Hillsdale College
Harriet Beecher Stowe

Harriet Beecher Stowe

18111896

When you get into a tight place and everything goes against you until it seems that you cannot hold on for a minute longer, never give up then, for that is just the place and time when the tide will turn. - Harriet Beecher Stowe

Harriet Beecher Stowe is best known for her 1851 book, Uncle Tom’s Cabin, which highlighted the humanity of enslaved people and the evils of slavery. Because of this book, it is reported that President Abraham Lincoln said to Stowe, “So you’re the little woman who wrote the book that started this great war.” While this account has come into question, it emphasizes the impact this one book had on those who read it before and during the Civil War and on American history more broadly. But who was this woman, and why should students seek to emulate her as they learn the value of living a life serving others?

Mrs. Stowe was born in June 1811 in Litchfield, Connecticut, to a famed Congregationalist minister, Lyman Beecher, and Roxana Foote Beecher. Although one of seven children, she is hardly the only prominent, service-hearted one of her siblings. Her brother, Henry Ward Beecher, was a famous preacher and reformer, and her elder sister and the most pronounced influence in her young life, Catharine Beecher, was a teacher and writer who promoted equal access to education for women and advocated for their roles as teachers and mothers. Stowe eventually attended Catharine’s Harford Female Seminary, where she got an education rivaling men’s institutions. Here, her talent for writing became evident, and she continued to hone this skill throughout the remainder of her life. Following her sister’s footsteps, she went into a service-oriented job upon graduation, teaching at the seminary for a number of years.  

When her father accepted the president’s position at a Seminary in Ohio in the 1830s, Stowe went with him. Here began her journey, eventually leading her to join the abolitionist cause. She met some great minds and reformers of the day, including prominent abolitionists, who further inspired her already inherent value of all human life.  In Ohio, she met and married Calvin Stowe, a professor at the same seminary where her father worked. He encouraged his wife to pursue her writing, and with his blessing, she became a prolific author of her time, writing articles for magazines and approximately 30 nonfiction books and novels. During all this writing, she also had seven children, who were the pride of her life. 

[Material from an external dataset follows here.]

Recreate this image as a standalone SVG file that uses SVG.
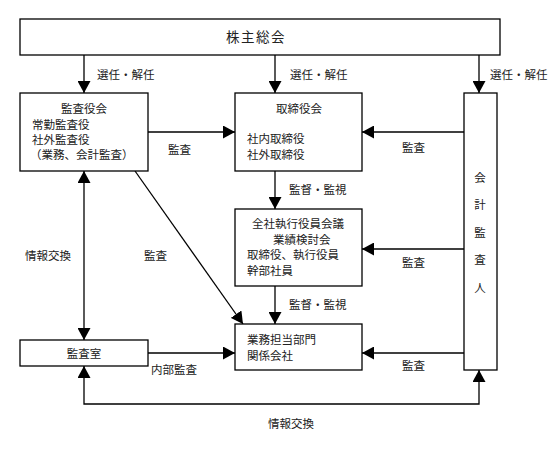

In 1849, Mrs. Stowe had a terrible turning point in her life when her son died of cholera. Of this tragedy, she would later say that the loss of her child inspired empathy for enslaved mothers who had their children ripped away from them and sold into slavery. A year later, the passage of the Fugitive Slave Act of 1850, which legally compelled Northerners to return runaway slaves, infuriated Stowe and propelled her to write her most famous work, Uncle Tom’s Cabin. Spurred to courage and conviction by her Christian faith, she saw this story as a call to arms for Northerners to defy the Fugitive Slave Act. 
 
Released in March of 1852, the book was an immediate hit. When she faced criticism and accusations that the accounts of slavery were exaggerated or false, Mrs. Stowe published Key to Uncle Tom’s Cabin, which provided primary source documents that included narratives of former slaves, such as Frederick Douglass and Josiah Henderson, to back up her depictions. These books brought her much fame, which she used to petition for the end of slavery. She toured the world to promote her book and tell of the evil realities of slavery, all the while donating some of her profits to the antislavery cause.

Because of her courage to write a controversial and counter-cultural story, others felt that they, too, could speak out and erode the blood-stained veneer that had been over the institution of slavery for so long. While Uncle Tom’s Cabin may not have literally started the Civil War, it opened people’s eyes and allowed for much-needed conversation about something so opposite to the principles of America's founding. Stowe’s life of service to others she did not know but had immense sympathy and respect for is one to learn from and admire. We can all use a little bit of the conviction and fortitude of Mrs. Stowe, and hopefully, by learning more about her and reading her famous book, we can imbibe her character and help others with a cheerful heart.